Louis Proyect lnp3 at panix.com
Wed Dec 13 06:34:48 MST 2017

There is a new book out called Capitalism without capital – the rise of
the intangible economy.  The authors, by Jonathan Haskel of Imperial
College and Stian Westlake of Nesta, are out to emphasise a big change in
the nature of modern capital accumulation – namely that increasingly
investment by large and small companies is not in what are called tangible
assets, machines, factories, offices etc but in ‘intangibles’, research
and development, software, databases, branding and design.  This is where
investment is rising fast relative to investment in material items.

The authors call this capitalism without capital.  But of course, this is
using ‘capital’ in its physicalist sense, not as a mode of production and
social relation, as Marxist theory uses the word.  For Marxist theory what
matters is the exploitive relation between the owners of the means of
production (tangible and intangible) and the producers of value, whether
they are manual or ‘mental’ workers.

As G Carchedi has explained, there is no fundamental distinction between
manual and mental labour in explaining exploitation under capitalism. 
Capitalism cannot be without capital in that sense.

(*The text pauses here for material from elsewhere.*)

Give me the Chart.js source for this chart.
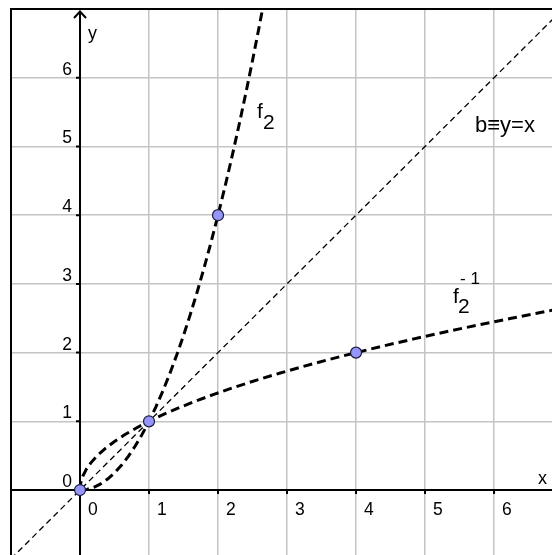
<!DOCTYPE html>
<html>
<head>
<meta charset="utf-8">
<script src="https://cdn.jsdelivr.net/npm/chart.js@4.4.1/dist/chart.umd.min.js"></script>
<style>
  html, body { margin: 0; padding: 0; background: #fff; }
  #wrap { width: 552px; height: 555px; }
</style>
</head>
<body>
<div id="wrap"><canvas id="plot"></canvas></div>
<script>
// f2(x) = x² on x >= 0, its inverse is the same curve with x and y swapped
const tValues = [0, 0.1, 0.2, 0.3, 0.4, 0.5, 0.6, 0.7, 0.8, 0.9, 1, 1.1, 1.2, 1.3,
  1.4, 1.5, 1.6, 1.7, 1.8, 1.9, 2, 2.1, 2.2, 2.3, 2.4, 2.5, 2.6, 2.7];
const tSquared = [0, 0.01, 0.04, 0.09, 0.16, 0.25, 0.36, 0.49, 0.64, 0.81, 1, 1.21, 1.44, 1.69,
  1.96, 2.25, 2.56, 2.89, 3.24, 3.61, 4, 4.41, 4.84, 5.29, 5.76, 6.25, 6.76, 7.29];

// b: y = x
const diagonalX = [-1, 7];
const diagonalY = [-1, 7];

// marked points
const pointX = [0, 1, 2, 4];
const pointY = [0, 1, 4, 2];

const xTickLabels = ['0', '1', '2', '3', '4', '5', '6'];
const yTickLabels = ['0', '1', '2', '3', '4', '5', '6'];

const FONT = '"Liberation Sans", Arial, sans-serif';

const zip = (xs, ys) => xs.map((x, i) => ({ x, y: ys[i] }));

const axesPlugin = {
  id: 'axes',
  beforeDatasetsDraw(chart) {
    const { ctx, chartArea: a, scales: { x, y } } = chart;
    const x0 = x.getPixelForValue(0);
    const y0 = y.getPixelForValue(0);
    ctx.save();
    ctx.strokeStyle = '#000';
    ctx.lineWidth = 2;

    // frame
    ctx.beginPath();
    ctx.moveTo(a.left, a.bottom);
    ctx.lineTo(a.left, a.top);
    ctx.lineTo(a.right, a.top);
    ctx.stroke();

    // axes
    ctx.beginPath();
    ctx.moveTo(a.left, y0);
    ctx.lineTo(a.right, y0);
    ctx.moveTo(x0, a.bottom);
    ctx.lineTo(x0, a.top + 2);
    ctx.stroke();

    // arrow on the y axis
    ctx.beginPath();
    ctx.moveTo(x0 - 6, a.top + 9);
    ctx.lineTo(x0, a.top + 2.5);
    ctx.lineTo(x0 + 6, a.top + 9);
    ctx.stroke();

    // tick marks
    ctx.beginPath();
    xTickLabels.forEach((_, i) => {
      const px = x.getPixelForValue(i);
      ctx.moveTo(px, y0);
      ctx.lineTo(px, y0 + 4);
    });
    yTickLabels.forEach((_, j) => {
      const py = y.getPixelForValue(j);
      ctx.moveTo(x0, py);
      ctx.lineTo(x0 - 4, py);
    });
    ctx.stroke();

    // tick labels
    ctx.fillStyle = '#000';
    ctx.font = '17.5px ' + FONT;
    ctx.textBaseline = 'alphabetic';
    ctx.textAlign = 'left';
    xTickLabels.forEach((t, i) => {
      ctx.fillText(t, x.getPixelForValue(i) + 8, y0 + 25);
    });
    ctx.textAlign = 'right';
    yTickLabels.forEach((t, j) => {
      ctx.fillText(t, x0 - 8, y.getPixelForValue(j) - 3);
    });

    // axis names
    ctx.textAlign = 'left';
    ctx.font = '18px ' + FONT;
    ctx.fillText('y', x0 + 8, a.top + 30);
    ctx.fillText('x', a.right - 14, y0 - 6);

    // curve names
    ctx.font = '21px ' + FONT;
    ctx.fillText('f', 257, 118);
    ctx.fillText('2', 263, 129);
    ctx.fillText('f', 453, 303);
    ctx.fillText('2', 458, 313);
    ctx.font = '22px ' + FONT;
    ctx.fillText('b≡y=x', 475, 132);
    ctx.font = '17px ' + FONT;
    ctx.fillText('- 1', 460, 284);
    ctx.restore();
  }
};

const integerTicks = s => { s.ticks = s.ticks.filter(t => Number.isInteger(t.value)); };

new Chart(document.getElementById('plot'), {
  type: 'scatter',
  data: {
    datasets: [
      {
        label: 'points',
        data: zip(pointX, pointY),
        order: 0,
        pointRadius: 5.5,
        pointBackgroundColor: 'rgb(150,150,250)',
        pointBorderColor: '#1c1c40',
        pointBorderWidth: 1.2,
        showLine: false
      },
      {
        label: 'f2',
        data: zip(tValues, tSquared),
        order: 1,
        showLine: true,
        pointRadius: 0,
        borderColor: '#000',
        borderWidth: 3,
        borderDash: [9, 5],
        tension: 0
      },
      {
        label: 'f2^-1',
        data: zip(tSquared, tValues),
        order: 1,
        showLine: true,
        pointRadius: 0,
        borderColor: '#000',
        borderWidth: 3,
        borderDash: [9, 5],
        tension: 0
      },
      {
        label: 'b',
        data: zip(diagonalX, diagonalY),
        order: 2,
        showLine: true,
        pointRadius: 0,
        borderColor: '#000',
        borderWidth: 1.3,
        borderDash: [6, 4]
      }
    ]
  },
  options: {
    responsive: true,
    maintainAspectRatio: false,
    animation: false,
    events: [],
    layout: { autoPadding: false, padding: { left: 11, top: 9, right: 0, bottom: 0 } },
    plugins: {
      legend: { display: false },
      tooltip: { enabled: false }
    },
    scales: {
      x: {
        type: 'linear',
        min: -1,
        max: 6.84,
        ticks: { display: false, stepSize: 1 },
        afterBuildTicks: integerTicks,
        border: { display: false },
        grid: { color: '#c4c4c4', lineWidth: 1.5, drawTicks: false }
      },
      y: {
        type: 'linear',
        min: -0.945,
        max: 7,
        ticks: { display: false, stepSize: 1 },
        afterBuildTicks: integerTicks,
        border: { display: false },
        grid: { color: '#c4c4c4', lineWidth: 1.5, drawTicks: false }
      }
    }
  },
  plugins: [axesPlugin]
});
</script>
</body>
</html>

Knowledge is produced by mental labour but this is not ultimately
different from manual labour. Both entail expenditure of human energy. The
human brain, we are told, consumes 20% of all the energy we derive from
nourishment and the development of knowledge in the brain produces
material changes in the nervous system and synaptic changes which can be
measured. Once the material nature of knowledge is established, the
material nature of mental work follows. Productive labour (whether manual
or mental) transforms existing use-values into new use-values (realised in
exchange value). Mental labour is labour transforming mental use values
into new mental use values.  Manual labour consists of objective
transformations of the world outside us; mental labour of transformations
of our perception and knowledge of that world. But both are material.